Muito pertinente e bem escrito para que nos tente tirar desta ignorância estrutural deste povo.
Cumprimentos
Luis Filipe
Por mim, relativamente a conceitos como o de "presidente" resolvia-se a questão de outro modo: a palavra passaria a constar nas gramáticas como comum aos dois géneros. Porventura, até já será assim... Tanto me faz dizer "o presidente" como "a presidente" e é assim que desde sempre, na profissão que desempenho, nos referimos a quem, mulher ou homem, preside a uma reunião, por exemplo.
"Presidenta" é, francamente, um palavra que não me soa bem e que me desagrada. E não creio que seja por falta de hábito ou, muito menos, devido a preconceito contra as mulheres.
Também se poderia dizer "o sacerdote" ou "a sacerdote", mas já não me soaria bem "sacerdota"... ou "padra"... etc...
Este comentário foi removido pelo autor.
Falando (ainda) de géneros, ficou-me uma curiosa gralha no comentário anterior, quando escrevi "um palavra" - em que não bate o género do artigo, a que agora já não chamam assim..., com o do substantivo, que também já não se designa deste modo.
A gramática vai mudando, mas nem sempre para melhor.

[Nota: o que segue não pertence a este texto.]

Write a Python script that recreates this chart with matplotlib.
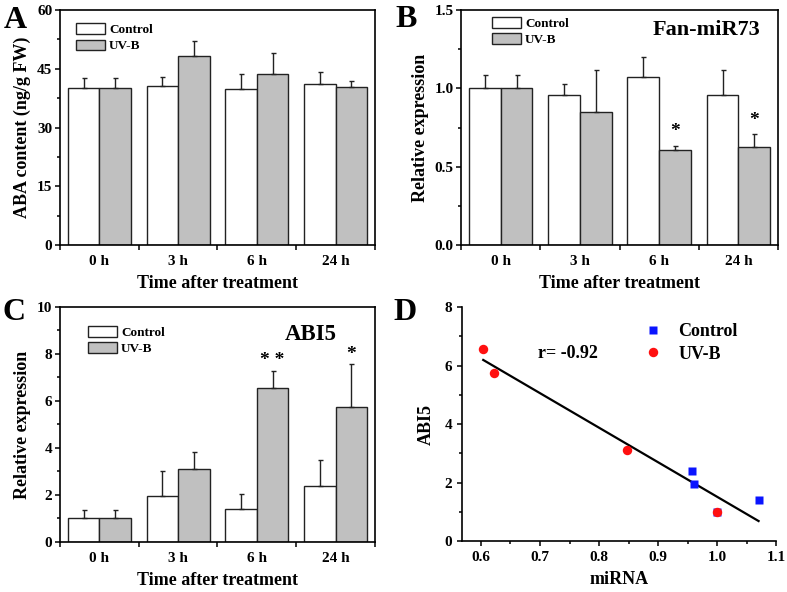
import matplotlib
matplotlib.use("Agg")
import matplotlib.pyplot as plt
from matplotlib.ticker import MultipleLocator, FormatStrFormatter
import numpy as np

plt.rcParams["font.family"] = ["Liberation Serif", "DejaVu Serif"]
plt.rcParams["font.weight"] = "bold"
plt.rcParams["axes.labelweight"] = "bold"
plt.rcParams["axes.linewidth"] = 1.2

# ---- data ----
times = ["0 h", "3 h", "6 h", "24 h"]
groups = ["Control", "UV-B"]

aba_ctrl = [40.0, 40.7, 39.8, 41.0]
aba_ctrl_err = [2.6, 2.1, 3.8, 3.3]
aba_uv = [40.0, 48.2, 43.6, 40.3]
aba_uv_err = [2.6, 4.0, 5.5, 1.7]

mir_ctrl = [1.0, 0.96, 1.07, 0.957]
mir_ctrl_err = [0.083, 0.07, 0.132, 0.16]
mir_uv = [1.0, 0.847, 0.604, 0.623]
mir_uv_err = [0.083, 0.27, 0.03, 0.085]
mir_stars = ["", "", "*", "*"]

abi_ctrl = [1.0, 1.95, 1.41, 2.40]
abi_ctrl_err = [0.34, 1.09, 0.64, 1.08]
abi_uv = [1.0, 3.10, 6.57, 5.75]
abi_uv_err = [0.34, 0.74, 0.72, 1.81]
abi_stars = ["", "", "* *", "*"]

r_value = -0.92

COL_CTRL = "white"
COL_UV = "#c0c0c0"

fig = plt.figure(figsize=(7.87, 5.92), dpi=100)
axA = fig.add_axes([0.0762, 0.5861, 0.4003, 0.397])
axB = fig.add_axes([0.5858, 0.5861, 0.4028, 0.397])
axC = fig.add_axes([0.0762, 0.0845, 0.4003, 0.397])
axD = fig.add_axes([0.587, 0.0861, 0.3994, 0.3953])


def bar_panel(ax, ctrl, ctrl_err, uv, uv_err, ymax, major, minor, fmt, ylabel,
              leg_xy, stars=None, star_off=0.0):
    x = np.arange(len(times))
    w = 0.4
    ek = dict(elinewidth=1, capsize=1.8, capthick=1, ecolor="#222222")
    ax.bar(x - w/2, ctrl, w, color=COL_CTRL, edgecolor="#222222", lw=1, label=groups[0])
    ax.bar(x + w/2, uv, w, color=COL_UV, edgecolor="#222222", lw=1, label=groups[1])
    ax.errorbar(x - w/2, ctrl, yerr=[np.zeros(len(x)), ctrl_err], fmt="none", **ek)
    ax.errorbar(x + w/2, uv, yerr=[np.zeros(len(x)), uv_err], fmt="none", **ek)
    if stars:
        for xi, v, e, s in zip(x, uv, uv_err, stars):
            if s:
                ax.text(xi + w/2, v + e + star_off, s, ha="center", va="baseline",
                        fontsize=14)
    ax.set_xlim(-0.5, 3.5)
    ax.set_ylim(0, ymax)
    ax.set_xticks(x)
    ax.set_xticklabels(times)
    ax.set_xticks(np.arange(-0.5, 3.6, 1.0), minor=True)
    ax.tick_params(axis="x", which="major", length=0, pad=7, labelsize=11)
    ax.tick_params(axis="x", which="minor", length=3.5, width=1.1, direction="out")
    ax.yaxis.set_major_locator(MultipleLocator(major))
    ax.yaxis.set_minor_locator(MultipleLocator(minor))
    ax.yaxis.set_major_formatter(FormatStrFormatter(fmt))
    ax.tick_params(axis="y", which="major", length=3.5, width=1.1, pad=2, labelsize=11)
    ax.tick_params(axis="y", which="minor", length=2.5, width=1.1)
    ax.set_xlabel("Time after treatment", fontsize=13, labelpad=5)
    ax.set_ylabel(ylabel, fontsize=13, labelpad=4)
    ax.legend(loc="upper left", bbox_to_anchor=leg_xy, frameon=False, fontsize=9.5,
              handlelength=2.2, handleheight=0.85, handletextpad=0.3,
              labelspacing=0.25, borderpad=0, borderaxespad=0)


bar_panel(axA, aba_ctrl, aba_ctrl_err, aba_uv, aba_uv_err, 60, 15, 7.5, "%d",
          "ABA content (ng/g FW)", (0.051, 0.943))
bar_panel(axB, mir_ctrl, mir_ctrl_err, mir_uv, mir_uv_err, 1.5, 0.5, 0.25, "%.1f",
          "Relative expression", (0.098, 0.97), mir_stars, 0.06)
axB.text(0.943, 0.894, "Fan-miR73", transform=axB.transAxes, ha="right",
         va="baseline", fontsize=16)
bar_panel(axC, abi_ctrl, abi_ctrl_err, abi_uv, abi_uv_err, 10, 2, 1, "%d",
          "Relative expression", (0.089, 0.918), abi_stars, 0.22)
axC.text(0.879, 0.86, "ABI5", transform=axC.transAxes, ha="right",
         va="baseline", fontsize=16.5)

# ---- D: correlation of miRNA vs ABI5 ----
xs = np.array(mir_ctrl + mir_uv)
ys = np.array(abi_ctrl + abi_uv)
k, b0 = np.polyfit(xs, ys, 1)
xx = np.array([xs.min(), xs.max()])
axD.plot(xx, k*xx + b0, color="black", lw=1.6)
axD.plot(mir_ctrl, abi_ctrl, "s", color="#0a14ff", ms=6, mec="none", label=groups[0])
axD.plot(mir_uv, abi_uv, "o", color="#ff1010", ms=6.8, mec="none", label=groups[1])
axD.text(0.697, 6.25, f"r= {r_value:.2f}", fontsize=13, va="baseline")
axD.set_xlim(0.568, 1.1)
axD.set_ylim(0, 8)
axD.xaxis.set_major_locator(MultipleLocator(0.1))
axD.xaxis.set_minor_locator(MultipleLocator(0.05))
axD.yaxis.set_major_locator(MultipleLocator(2))
axD.yaxis.set_minor_locator(MultipleLocator(1))
axD.xaxis.set_major_formatter(FormatStrFormatter("%.1f"))
axD.spines[["top", "right"]].set_visible(False)
axD.tick_params(which="major", length=3.5, width=1.1, labelsize=11)
axD.tick_params(which="minor", length=2.5, width=1.1)
axD.tick_params(axis="x", pad=4)
axD.set_xlabel("miRNA", fontsize=13, labelpad=5)
axD.set_ylabel("ABI5", fontsize=13, labelpad=7)
axD.legend(loc="upper left", bbox_to_anchor=(0.58, 0.93), frameon=False, fontsize=13,
           handlelength=1.0, handletextpad=0.9, labelspacing=0.3, borderpad=0,
           borderaxespad=0, numpoints=1)

# panel letters
for lab, (px, py) in zip("ABCD", [(4, 28), (395, 27), (3, 320), (393, 320)]):
    fig.text(px/787, 1 - py/592, lab, fontsize=23, fontweight="bold", va="baseline")

plt.savefig("out.png", dpi=100)
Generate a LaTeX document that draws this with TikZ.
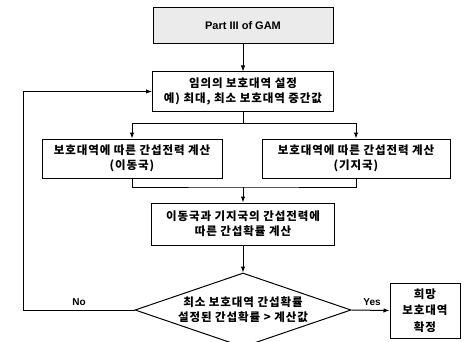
\documentclass[tikz,border=0pt]{standalone}
\usepackage{fontspec}
\usetikzlibrary{arrows.meta,shapes.geometric}
\newfontfamily\kr{Noto Sans CJK KR}[LetterSpace=8]
\newfontfamily\lat{Liberation Sans}
\begin{document}
\begin{tikzpicture}[x=1pt,y=-1pt,
  every node/.style={inner sep=0pt},
  box/.style={draw,line width=1pt,rectangle,align=center,
    font=\kr\bfseries\fontsize{11.5}{15}\selectfont},
  arr/.style={line width=1pt,-{Latex[length=6pt,width=4.5pt]}},
  ln/.style={line width=1pt},
  lbl/.style={font=\lat\bfseries\fontsize{10}{12}\selectfont}]
\useasboundingbox (0,0) rectangle (465,342);
\node[box,fill=black!8,minimum width=180pt,minimum height=36pt,
  font=\lat\bfseries\fontsize{11}{13}\selectfont] (top) at (243,26) {Part III of GAM};
\node[box,minimum width=181pt,minimum height=39pt] (b2) at (243,91.5)
  {임의의 보호대역 설정\\예) 최대, 최소 보호대역 중간값};
\node[box,minimum width=180pt,minimum height=39pt] (b3) at (132,158.5)
  {보호대역에 따른 간섭전력 계산\\(이동국)};
\node[box,minimum width=188pt,minimum height=39pt] (b4) at (356,158.5)
  {보호대역에 따른 간섭전력 계산\\(기지국)};
\node[box,minimum width=183pt,minimum height=42pt] (b5) at (243,224)
  {이동국과 기지국의 간섭전력에\\따른 간섭확률 계산};
\node[box,shape=diamond,aspect=3,minimum width=216pt,minimum height=74pt] (dia) at (243,310)
  {최소 보호대역 간섭확률\\설정된 간섭확률 > 계산값};
\node[box,minimum width=70pt,minimum height=55pt,font=\kr\bfseries\fontsize{11.5}{16.5}\selectfont] (yes) at (425,310.5)
  {희망\\보호대역\\확정};
\coordinate (fb) at (23,310);
\coordinate (br) at (243,123);
\coordinate (mg) at (243,187);
\draw[arr] (top) -- (b2);
\draw[ln] (b2.south) -- (br);
\draw[arr] (br) -| (b3.north);
\draw[arr] (br) -| (b4.north);
\draw[ln] (b3.south) |- (mg) -| (b4.south);
\draw[arr] (mg) -- (b5.north);
\draw[arr] (b5) -- (dia.north);
\draw[arr] (dia.east) -- (yes.west);
\draw[arr] (dia.west) -- (fb) |- (b2.west);
\node[lbl] (yeslbl) at (372,302) {Yes};
\node[lbl] (nolbl) at (79,302) {No};
\end{tikzpicture}
\end{document}
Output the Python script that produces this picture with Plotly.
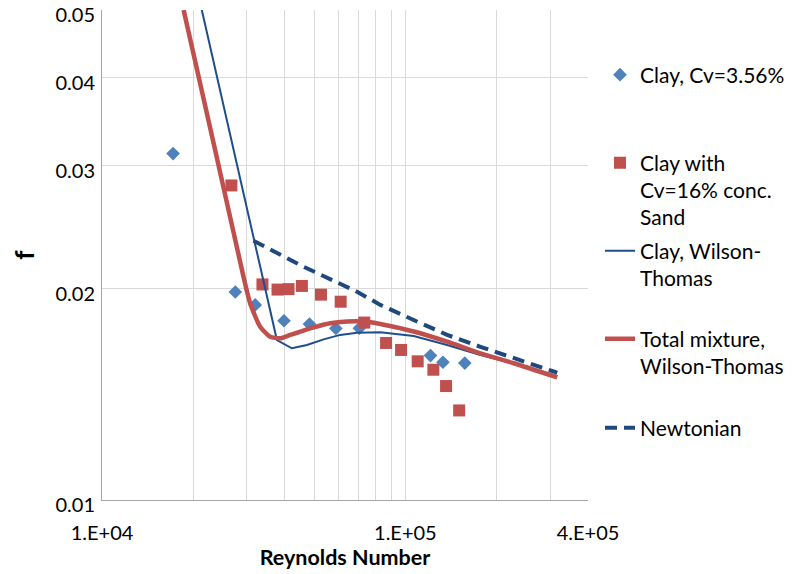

Um caso concreto bem exemplificativo da desnecessidade de género gramatical e de alteração para melhor deu-o essa exemplar mulher chamada Natália Correia quando exigiu que a considerassem "poeta" e não "poetisa". De modo claro e límpido acrescentou a razão cristalina - a poesia não tem sexo.
E se tem não devia ter, digo eu.
A língua é um bem cultural e social de um povo. Deve ser, por isso, escrupulosamente respeitada. E a gramática é o seu normativo. Língua e respectiva gramática devem evoluir "naturalmente", a segunda enquadrando e regulando a primeira. Não é a língua propriedade de ninguém e por isso não devia ser mudada por decreto, sem o consentimento democrático dos que a falam e/ou escrevem. Não foi isso que aconteceu com o chamado "acordo" (de quem com quem, em nome de quem?) ortográfico.
Mas a nossa democracia é algo... fictícia.